> _OBJECTIVE_: Gather the lines from the material that contain "this".

(Figure scripts)
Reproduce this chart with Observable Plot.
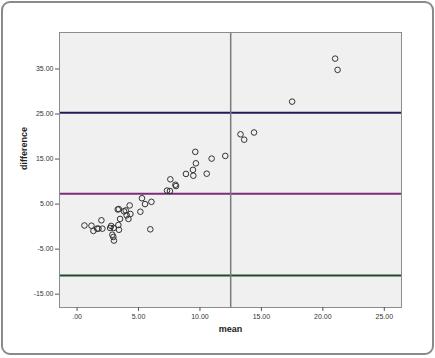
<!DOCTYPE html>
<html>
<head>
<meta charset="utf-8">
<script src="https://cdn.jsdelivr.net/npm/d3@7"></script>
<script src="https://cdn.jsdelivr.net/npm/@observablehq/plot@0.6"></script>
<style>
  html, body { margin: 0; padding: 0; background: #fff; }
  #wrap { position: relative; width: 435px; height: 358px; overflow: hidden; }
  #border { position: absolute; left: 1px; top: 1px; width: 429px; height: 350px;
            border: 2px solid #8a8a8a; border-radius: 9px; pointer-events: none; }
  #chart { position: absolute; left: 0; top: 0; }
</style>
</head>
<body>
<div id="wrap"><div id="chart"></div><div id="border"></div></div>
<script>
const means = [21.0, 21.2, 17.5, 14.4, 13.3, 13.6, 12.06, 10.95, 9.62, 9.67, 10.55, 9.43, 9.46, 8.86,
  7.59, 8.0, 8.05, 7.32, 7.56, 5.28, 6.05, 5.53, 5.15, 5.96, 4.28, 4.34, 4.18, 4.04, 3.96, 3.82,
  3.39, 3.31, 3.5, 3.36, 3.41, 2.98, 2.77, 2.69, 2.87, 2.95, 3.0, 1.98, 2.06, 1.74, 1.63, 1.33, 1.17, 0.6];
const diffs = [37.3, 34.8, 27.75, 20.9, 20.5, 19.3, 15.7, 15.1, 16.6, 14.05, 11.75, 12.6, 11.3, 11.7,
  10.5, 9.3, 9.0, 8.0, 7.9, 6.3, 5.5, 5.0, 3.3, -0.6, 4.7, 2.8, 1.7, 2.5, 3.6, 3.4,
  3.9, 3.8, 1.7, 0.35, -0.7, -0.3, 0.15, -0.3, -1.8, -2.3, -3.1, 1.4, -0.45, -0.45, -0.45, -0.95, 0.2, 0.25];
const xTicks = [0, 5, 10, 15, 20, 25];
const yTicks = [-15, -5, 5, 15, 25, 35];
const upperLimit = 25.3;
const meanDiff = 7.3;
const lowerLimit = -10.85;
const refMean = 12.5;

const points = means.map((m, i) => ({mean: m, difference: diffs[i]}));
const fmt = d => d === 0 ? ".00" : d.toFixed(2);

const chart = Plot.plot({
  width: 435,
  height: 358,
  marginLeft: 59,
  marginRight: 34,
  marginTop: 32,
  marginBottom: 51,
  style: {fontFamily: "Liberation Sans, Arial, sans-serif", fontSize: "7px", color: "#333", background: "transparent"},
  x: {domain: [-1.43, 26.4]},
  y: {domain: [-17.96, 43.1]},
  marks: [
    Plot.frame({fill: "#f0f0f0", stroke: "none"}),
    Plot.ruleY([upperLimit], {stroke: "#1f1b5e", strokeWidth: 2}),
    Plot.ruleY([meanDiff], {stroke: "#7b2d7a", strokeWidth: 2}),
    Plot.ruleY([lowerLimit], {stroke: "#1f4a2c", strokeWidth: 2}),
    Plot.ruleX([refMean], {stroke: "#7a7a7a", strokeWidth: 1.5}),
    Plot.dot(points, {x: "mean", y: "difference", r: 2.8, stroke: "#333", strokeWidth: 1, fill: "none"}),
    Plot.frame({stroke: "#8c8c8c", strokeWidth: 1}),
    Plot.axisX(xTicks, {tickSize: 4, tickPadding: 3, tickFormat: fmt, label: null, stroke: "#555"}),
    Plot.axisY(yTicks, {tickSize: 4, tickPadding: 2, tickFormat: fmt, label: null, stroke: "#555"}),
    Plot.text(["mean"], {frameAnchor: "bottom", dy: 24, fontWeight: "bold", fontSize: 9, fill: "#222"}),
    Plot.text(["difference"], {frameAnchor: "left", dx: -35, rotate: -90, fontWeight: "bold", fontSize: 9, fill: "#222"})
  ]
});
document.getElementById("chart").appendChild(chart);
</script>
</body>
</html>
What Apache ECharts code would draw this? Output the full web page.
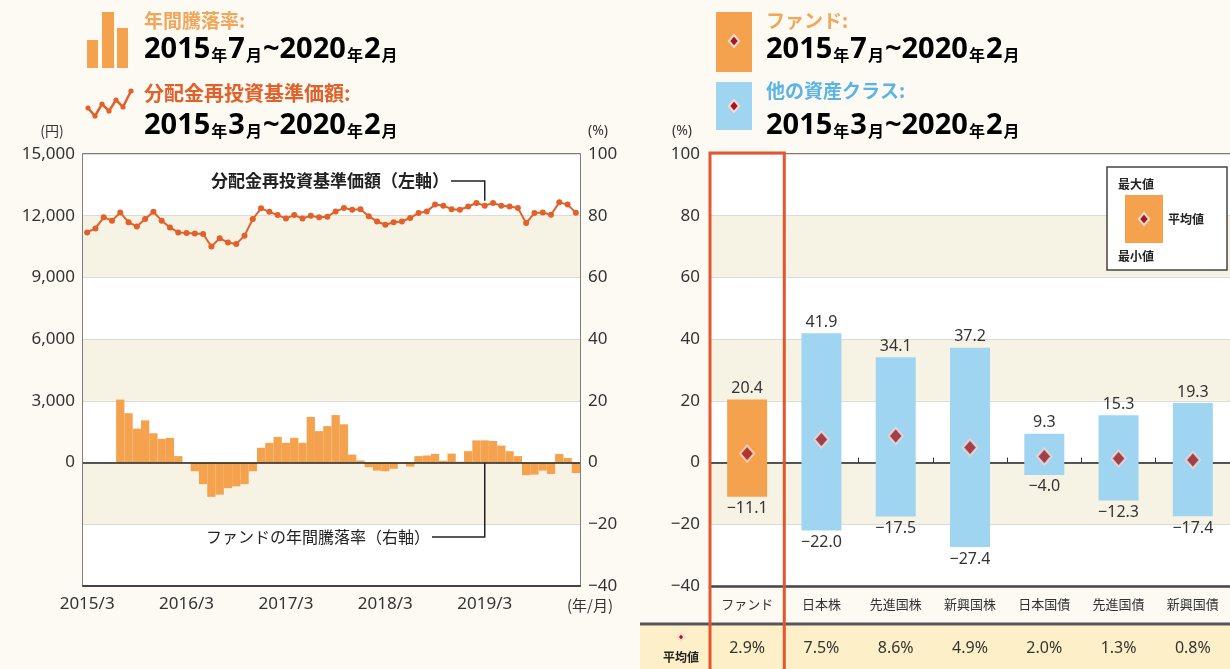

> _ANSWER BELOW_:
Reproduce this chart with Observable Plot.
What Apache ECharts code would draw this? Output the full web page.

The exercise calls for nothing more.